Не то печальная, не то ироническая улыбка пробежала по лицу ее собеседника:

– A властям в свою очередь надлежало возмутителей отпустить на все четыре стороны, дабы народ знал, что то, что он извека, вместе со своими правителями, разумел делом преступным, правители эти теперь считают безвредною шалостью, что они слишком гуманны и либеральны стали, – подчеркнул он, – чтобы осмелиться мыслить и поступать так же бесхитростно и здраво, как он, как этот народ?.. Ведь так это выходит по-вашему, Настасья Дми…

Он не успел договорить. Двери из его библиотеки шумно распахнулись настежь и из них вылетела молодая девушка со шлейфом амазонки, перекинутым на руку, и в маленькой круглой мужской шляпе, тут же слетевшей наземь с прелестной, будто выточенной головки, в порывистости движения, с которою она кинулась к Борису Васильевичу:

– Папа, голубчик, ты вернулся, как я счастлива! – лепетала она низким грудным голосом, охватывая шею отца обеими руками и звонко, на всю комнату, целуя его в обе щеки. – Мы только что во двор вскакали со Скоробогатовым, a Анфиса Дмитриевна мне из флигеля в окошко кричит: «генерал приехал!»… Я сейчас поняла почему – и прямо помчалась к твоему крыльцу… Et me voilà1! – расхохоталась она, раскидывая руки врозь. – Тебя напугала телеграмма maman, да? Она отправила ее без меня, я бы никогда не допустила…

– Ты не видишь, что у меня гости, Маша? – прервал он ее с улыбкой, словно солнечным лучом озарившею ему все лицо, поворачивая ее за плечо лицом к Настасье Дмитриевне, глядевшей в свою очередь со своего места на девушку глазами, полными невольного восхищения.

Она была в самом деле очаровательна. Высокая, широкоплечая и тонкая, белокурая, как был отец, с более ярким, чем у него, золотистым оттенком целого леса волос, двумя толстосплетенными косами, падавшими у нее до колен, с темными, как у матери, глазами и бровями, она была свежа как майская роза и здорова как горный воздух… Ей еще четырех месяцев не хватало до полных шестнадцати лет, но она была развита физически как восемнадцатилетняя особа и уже года полтора носила длинные платья по настоянию отца, находившего «смешным, ridicule», говорил он, «одевать ее ребенком, когда она успела на полголовы перерасти мать», и к некоторому неудовольствию Александры Павловны, верной старым традициям, которую покойная Марья Яковлевна Лукоянова одевала в коротенькие юбочки и панталончики до шестнадцатилетнего возраста невступно.

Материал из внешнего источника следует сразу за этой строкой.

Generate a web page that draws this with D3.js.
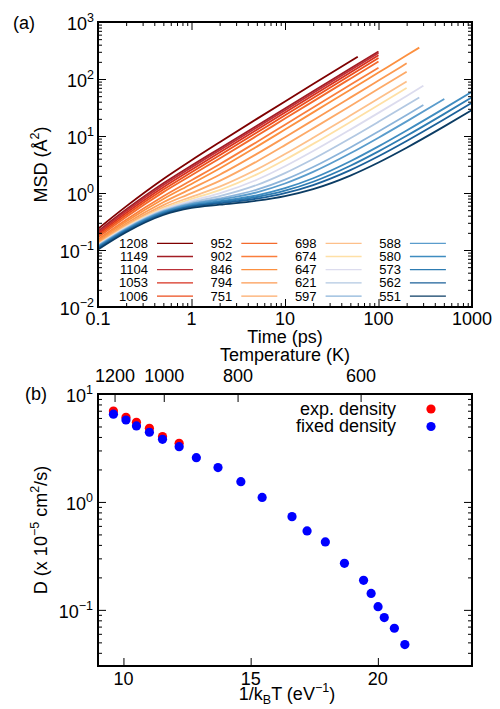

– Ах, Боже мой, mademoiselle Буйно… Настасья Дмитриевна, – вспомнила она, быстро подбегая к гостье с протянутою рукой, – как я вас давно не видала!..

– Давно! – конфузливо улыбаясь, ответила та, пожимая ее пальцы. – Я бы вас не узнала, вы так выросли… и волосы совсем будто другого оттенка стали: они у вас теперь цвета спелого колоса…

Троекуров утвердительно закивал:

– Blonde comme les blés2, – промолвил он, смеясь.